● Written task:
Drop the pictures, then extract the listing word for word.

● Data provided:
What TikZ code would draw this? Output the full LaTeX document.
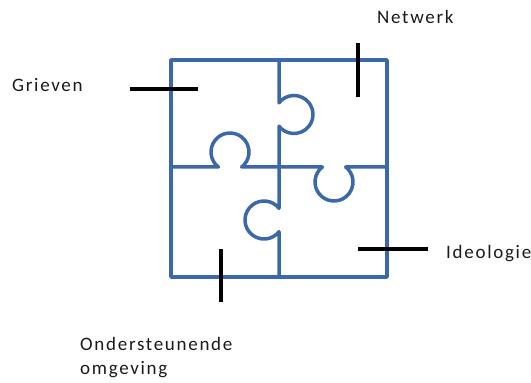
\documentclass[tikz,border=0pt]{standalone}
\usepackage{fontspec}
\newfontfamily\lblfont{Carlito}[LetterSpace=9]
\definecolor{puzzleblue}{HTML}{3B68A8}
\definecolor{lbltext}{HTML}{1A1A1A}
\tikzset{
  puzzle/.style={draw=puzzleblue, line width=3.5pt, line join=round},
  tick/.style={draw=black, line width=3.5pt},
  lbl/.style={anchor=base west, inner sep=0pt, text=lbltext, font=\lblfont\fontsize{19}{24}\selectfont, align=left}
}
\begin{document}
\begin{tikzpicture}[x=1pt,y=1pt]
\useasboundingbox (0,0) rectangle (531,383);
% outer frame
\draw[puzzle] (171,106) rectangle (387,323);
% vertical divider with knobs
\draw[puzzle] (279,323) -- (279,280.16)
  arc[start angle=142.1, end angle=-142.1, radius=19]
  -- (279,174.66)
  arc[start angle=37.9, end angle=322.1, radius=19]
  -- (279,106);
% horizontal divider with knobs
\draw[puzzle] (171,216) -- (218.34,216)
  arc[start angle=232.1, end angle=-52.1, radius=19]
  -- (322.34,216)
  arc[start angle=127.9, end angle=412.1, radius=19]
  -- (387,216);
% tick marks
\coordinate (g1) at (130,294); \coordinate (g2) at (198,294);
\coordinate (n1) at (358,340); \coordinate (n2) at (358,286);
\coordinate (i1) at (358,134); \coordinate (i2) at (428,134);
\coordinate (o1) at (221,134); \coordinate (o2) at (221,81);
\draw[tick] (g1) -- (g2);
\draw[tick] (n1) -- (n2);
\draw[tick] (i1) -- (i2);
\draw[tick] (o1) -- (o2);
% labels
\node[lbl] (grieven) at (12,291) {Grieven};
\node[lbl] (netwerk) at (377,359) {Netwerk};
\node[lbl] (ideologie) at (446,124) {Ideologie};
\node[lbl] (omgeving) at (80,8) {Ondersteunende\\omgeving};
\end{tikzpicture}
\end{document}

● Task output:
What TikZ code would draw this? Output the full LaTeX document.
\documentclass[tikz,border=0pt]{standalone}
\usepackage{fontspec}
\newfontfamily\lblfont{Carlito}[LetterSpace=9]
\definecolor{puzzleblue}{HTML}{3B68A8}
\definecolor{lbltext}{HTML}{1A1A1A}
\tikzset{
  puzzle/.style={draw=puzzleblue, line width=3.5pt, line join=round},
  tick/.style={draw=black, line width=3.5pt},
  lbl/.style={anchor=base west, inner sep=0pt, text=lbltext, font=\lblfont\fontsize{19}{24}\selectfont, align=left}
}
\begin{document}
\begin{tikzpicture}[x=1pt,y=1pt]
\useasboundingbox (0,0) rectangle (531,383);
% outer frame
\draw[puzzle] (171,106) rectangle (387,323);
% vertical divider with knobs
\draw[puzzle] (279,323) -- (279,280.16)
  arc[start angle=142.1, end angle=-142.1, radius=19]
  -- (279,174.66)
  arc[start angle=37.9, end angle=322.1, radius=19]
  -- (279,106);
% horizontal divider with knobs
\draw[puzzle] (171,216) -- (218.34,216)
  arc[start angle=232.1, end angle=-52.1, radius=19]
  -- (322.34,216)
  arc[start angle=127.9, end angle=412.1, radius=19]
  -- (387,216);
% tick marks
\coordinate (g1) at (130,294); \coordinate (g2) at (198,294);
\coordinate (n1) at (358,340); \coordinate (n2) at (358,286);
\coordinate (i1) at (358,134); \coordinate (i2) at (428,134);
\coordinate (o1) at (221,134); \coordinate (o2) at (221,81);
\draw[tick] (g1) -- (g2);
\draw[tick] (n1) -- (n2);
\draw[tick] (i1) -- (i2);
\draw[tick] (o1) -- (o2);
% labels
\node[lbl] (grieven) at (12,291) {Grieven};
\node[lbl] (netwerk) at (377,359) {Netwerk};
\node[lbl] (ideologie) at (446,124) {Ideologie};
\node[lbl] (omgeving) at (80,8) {Ondersteunende\\omgeving};
\end{tikzpicture}
\end{document}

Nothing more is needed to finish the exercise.